Nestled in the brush on the shoreline of Lloyd Harbor stands Panfield, the magnificent estate of Bernadette Castro, heir to Castro Convertibles, the modern-day furniture pioneers of the pull-out sofa. The company is still in existence today, sold online and through the Home Shopping Network (HSN). Castro became a sensation at the age of 4 as the company’s spokesmodel. She served as commissioner of the New York Office of Parks, Recreation and Historic Preservation from 1995 to 2006.

The Tudor revival/Jacobean designed estate was originally built for Albert Goodsell and Margery Robbins Milbank in 1915.

In the late 1960s, Bernard Castro went house hunting with his daughter, Bernadette, her husband and their 9-month-old baby “in the country.” The family was in search of a multi-generational estate.

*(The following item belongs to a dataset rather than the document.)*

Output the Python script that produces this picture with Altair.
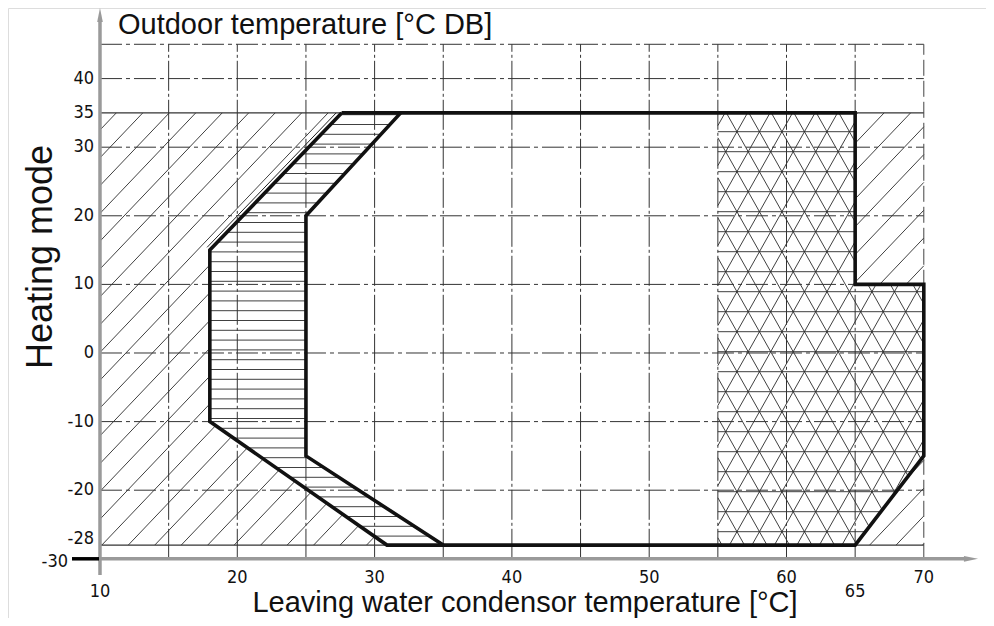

“We walked in the front door [of Panfield] and he was in love; it reminded him of everything grand in Europe,” says Castro.

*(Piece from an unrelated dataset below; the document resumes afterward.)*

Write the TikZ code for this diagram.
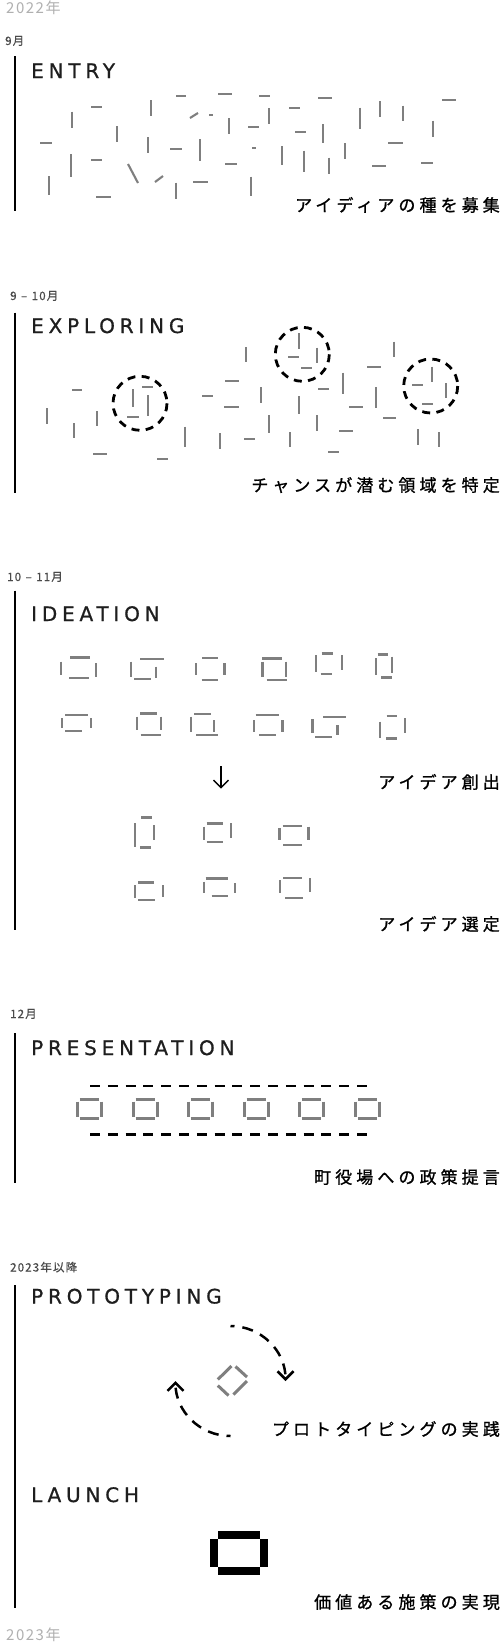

The Castros purchased the home from Salvatore Giordano, Sr., former CEO and executive chairman of Fedders Corporations, the home air conditioning pioneers.

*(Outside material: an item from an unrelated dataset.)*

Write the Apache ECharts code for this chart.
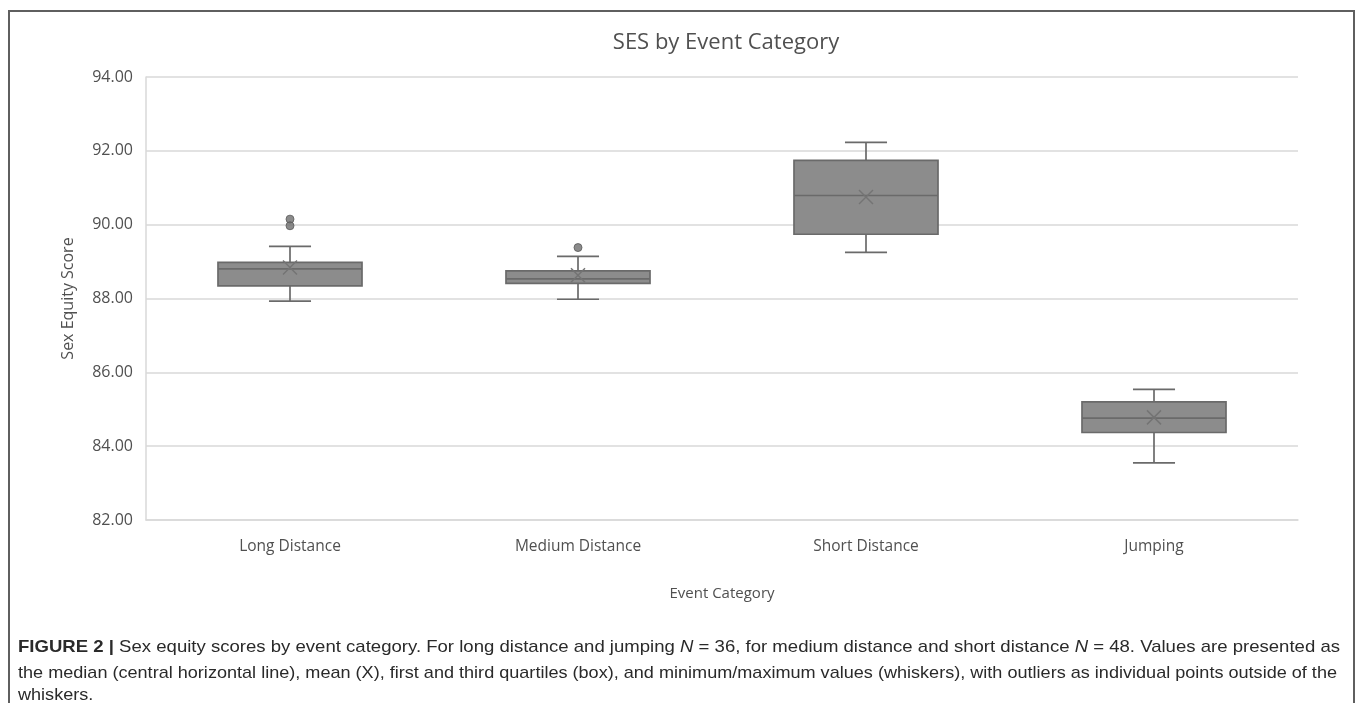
<!DOCTYPE html>
<html>
<head>
<meta charset="utf-8">
<script src="https://cdn.jsdelivr.net/npm/echarts@6/dist/echarts.min.js"></script>
<style>
  html, body { margin: 0; padding: 0; background: #ffffff; width: 1360px; height: 703px; overflow: hidden; }
  #frame { position: absolute; left: 8px; top: 10px; width: 1347px; height: 720px; border: 2px solid #5f5f5f; border-bottom: none; box-sizing: border-box; }
  #chart { position: absolute; left: 0; top: 0; width: 1360px; height: 703px; }
  .cap { position: absolute; left: 18px; height: 22px; line-height: 22px; font-family: "Liberation Sans", Arial, sans-serif; font-size: 17px; color: #2a2a2a; white-space: nowrap; transform-origin: 0 50%; }
  .cap b { font-weight: bold; }
</style>
</head>
<body>
<div id="frame"></div>
<div id="chart"></div>
<div class="cap" id="cap1" data-w="1322" style="top:636px;"><b>FIGURE 2 |</b> Sex equity scores by event category. For long distance and jumping <i>N</i> = 36, for medium distance and short distance <i>N</i> = 48. Values are presented as</div>
<div class="cap" id="cap2" data-w="1319" style="top:662px;">the median (central horizontal line), mean (X), first and third quartiles (box), and minimum/maximum values (whiskers), with outliers as individual points outside of the</div>
<div class="cap" id="cap3" style="top:684px;">whiskers.</div>
<script>
// ---- data ----
var categories = ['Long Distance', 'Medium Distance', 'Short Distance', 'Jumping'];
var minVals    = [87.93, 87.98, 89.25, 83.55];
var q1Vals     = [88.34, 88.41, 89.74, 84.37];
var medianVals = [88.80, 88.53, 90.79, 84.76];
var q3Vals     = [88.98, 88.75, 91.74, 85.20];
var maxVals    = [89.41, 89.14, 92.23, 85.54];
var meanVals   = [88.84, 88.63, 90.75, 84.78];
var outlierCats = [0, 0, 1];
var outlierVals = [90.15, 89.97, 89.38];
var yTicks = [82, 84, 86, 88, 90, 92, 94];

// ---- build ----
var boxData = categories.map(function (c, i) {
  return [i, minVals[i], q1Vals[i], medianVals[i], q3Vals[i], maxVals[i], meanVals[i]];
});
var outlierData = outlierCats.map(function (c, i) { return [c, outlierVals[i]]; });

var LINE = '#6a6a6a';
var FILL = '#8c8c8c';

function renderBox(params, api) {
  var x = api.value(0);
  var pMin = api.coord([x, api.value(1)]);
  var pQ1 = api.coord([x, api.value(2)]);
  var pMed = api.coord([x, api.value(3)]);
  var pQ3 = api.coord([x, api.value(4)]);
  var pMax = api.coord([x, api.value(5)]);
  var pMean = api.coord([x, api.value(6)]);
  var band = api.size([1, 0])[0];
  var bw = band * 0.5;
  var cw = band * 0.146;
  var cx = pMed[0];
  var ls = { stroke: LINE, lineWidth: 1.7 };
  var m = 7;
  return {
    type: 'group',
    children: [
      { type: 'line', shape: { x1: cx, y1: pQ3[1], x2: cx, y2: pMax[1] }, style: ls },
      { type: 'line', shape: { x1: cx, y1: pQ1[1], x2: cx, y2: pMin[1] }, style: ls },
      { type: 'line', shape: { x1: cx - cw / 2, y1: pMax[1], x2: cx + cw / 2, y2: pMax[1] }, style: ls },
      { type: 'line', shape: { x1: cx - cw / 2, y1: pMin[1], x2: cx + cw / 2, y2: pMin[1] }, style: ls },
      { type: 'rect', shape: { x: cx - bw / 2, y: pQ3[1], width: bw, height: pQ1[1] - pQ3[1] }, style: { fill: FILL, stroke: LINE, lineWidth: 1.7 } },
      { type: 'line', shape: { x1: cx - bw / 2, y1: pMed[1], x2: cx + bw / 2, y2: pMed[1] }, style: ls },
      { type: 'line', shape: { x1: cx - m, y1: pMean[1] - m, x2: cx + m, y2: pMean[1] + m }, style: { stroke: '#747474', lineWidth: 1.5 } },
      { type: 'line', shape: { x1: cx - m, y1: pMean[1] + m, x2: cx + m, y2: pMean[1] - m }, style: { stroke: '#747474', lineWidth: 1.5 } }
    ]
  };
}

var chart = echarts.init(document.getElementById('chart'), null, { renderer: 'canvas' });
var FONT = '"Open Sans", "Noto Sans", sans-serif';
var TXT = '#505050';
chart.setOption({
  animation: false,
  title: {
    text: 'SES by Event Category',
    left: 721, top: 27, textAlign: 'center',
    textStyle: { fontFamily: FONT, fontSize: 22, fontWeight: 'normal', color: TXT }
  },
  grid: { left: 146, right: 62, top: 77, bottom: 183, containLabel: false },
  xAxis: {
    type: 'category',
    data: categories,
    boundaryGap: true,
    name: 'Event Category',
    nameLocation: 'middle',
    nameGap: 66,
    nameTextStyle: { fontFamily: FONT, fontSize: 15, color: TXT },
    axisLine: { show: true, lineStyle: { color: '#d9d9d9', width: 1.5 } },
    axisTick: { show: false },
    axisLabel: { fontFamily: FONT, fontSize: 15.5, color: TXT, margin: 19 },
    splitLine: { show: false }
  },
  yAxis: {
    type: 'value',
    min: yTicks[0], max: yTicks[yTicks.length - 1], interval: 2,
    name: 'Sex Equity Score',
    nameLocation: 'middle',
    nameGap: 70,
    nameRotate: 90,
    nameTextStyle: { fontFamily: FONT, fontSize: 16, color: TXT },
    axisLine: { show: true, lineStyle: { color: '#d9d9d9', width: 1.5 } },
    axisTick: { show: false },
    axisLabel: { fontFamily: FONT, fontSize: 16, color: TXT, margin: 13, formatter: function (v) { return v.toFixed(2); } },
    splitLine: { show: true, lineStyle: { color: '#d9d9d9', width: 1.5 } }
  },
  series: [
    {
      type: 'custom',
      renderItem: renderBox,
      encode: { x: 0, y: [1, 2, 3, 4, 5] },
      data: boxData,
      z: 3
    },
    {
      type: 'scatter',
      data: outlierData,
      symbol: 'circle',
      symbolSize: 8,
      itemStyle: { color: '#6e6e6e', borderColor: '#595959', borderWidth: 1 },
      z: 4
    }
  ]
});

// fit caption lines to the reference widths; last line reuses the line-2 scale
var lastScale = 1;
['cap1', 'cap2'].forEach(function (id) {
  var el = document.getElementById(id);
  var target = parseFloat(el.getAttribute('data-w'));
  var w = el.getBoundingClientRect().width;
  if (w > 0) { lastScale = target / w; el.style.transform = 'scaleX(' + lastScale + ')'; }
});
document.getElementById('cap3').style.transform = 'scaleX(' + lastScale + ')';
</script>
</body>
</html>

Giordano purchased the home in 1957 and subdivided most of the property.

Panfield boasts 25 rooms and more than 13 bathrooms. Every room has a fireplace and the floors are glorious maple.

“The foyer of Panfield is the wow factor of this home,” says Castro. And it is. Its symmetric, oak-lined walls stretch more than 30 feet and are adorned with hand-painted portraits, all meticulously captured by Dutch painter Kenneth Van Rensselaer.

She confesses she loves all of the rooms in the home, as each has its own appeal and brings joy for different reasons.

“The living room is most special because it’s where all of the grandkids hang out when they visit,” says Castro, mother of four and grandmother to eight.

“Panfield is a grand ol’ girl with lots of good karma,” she says, adding, “one of the best memories of the house has to be when my parents and my husband were alive and we’d have the big family Christmases.”

Despite its elegance, Castro confides that Panfield has been a regular home to her family and that she will continue with her preservation of the home and community.

“To me, Panfield is a family legacy. I look at Panfield as doing my part,” says Castro. “I have served the state through stewardship and now I am the steward of Panfield.”